Searching for and collecting documents using standard Windows or MS Office utilities is not a recommended practice. These and many off-the-shelf products have limitations on their search capabilities, and their use may result in relevant documents being missed. Instead, there are specialized tools—those that use write-protecting to preserve metadata associated with the files—designed for this purpose.

Manually collecting documents is strongly discouraged as well. Companies should not collect documents by simply copying files from a network location or user workstation to external media. This so-called “drag and drop” method of collection alters the metadata of the documents and exposes an organization to potential claims of mishandling or spoliation of documents (see Green v. Blitz USA., Inc. (E.D. Tex. 2011)).

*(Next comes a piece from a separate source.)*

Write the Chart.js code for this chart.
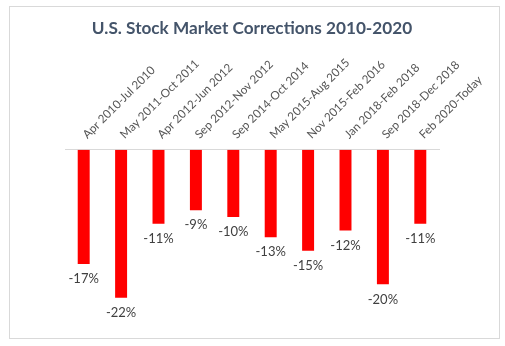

Any company performing such a collection puts itself at risk of becoming a witness with regard to the collection.

The collection process should also be well-documented to establish that defensible processes were used should the collection ever be challenged.

What data should be collected

After determining the collection method, outside and in-house counsel must make a series of decisions regarding what types of data will be collected. It is best for the parties to agree on these issues in order to streamline the collection process and minimize discovery costs by reducing both the volume of ESI to be collected and the number of disputes. Ideally, consensus (which should be reduced to writing) should be reached on the following issues:

  • Scope of the collection (custodian names, date range, file type, location)
  • Keyword search terms
  • Whether active or inactive data will be collected
  • What constitutes “reasonably accessible” data
  • The form of the eventual production

Under Federal Rule of Civil Procedure 26(b)(2)(C)(iii), parties must keep in mind that the costs of discovery should always be proportional to the amount at stake in the case, each party’s resources and the importance of the issues involved.


Collecting ESI is less art and more science. Having a game plan, documenting key steps and addressing issues at the outset with an adversary are all important to avoid increased cost and unnecessary satellite litigation. Knowing what data you have and the best way to collect it will facilitate a smooth and hopefully uneventful collection process.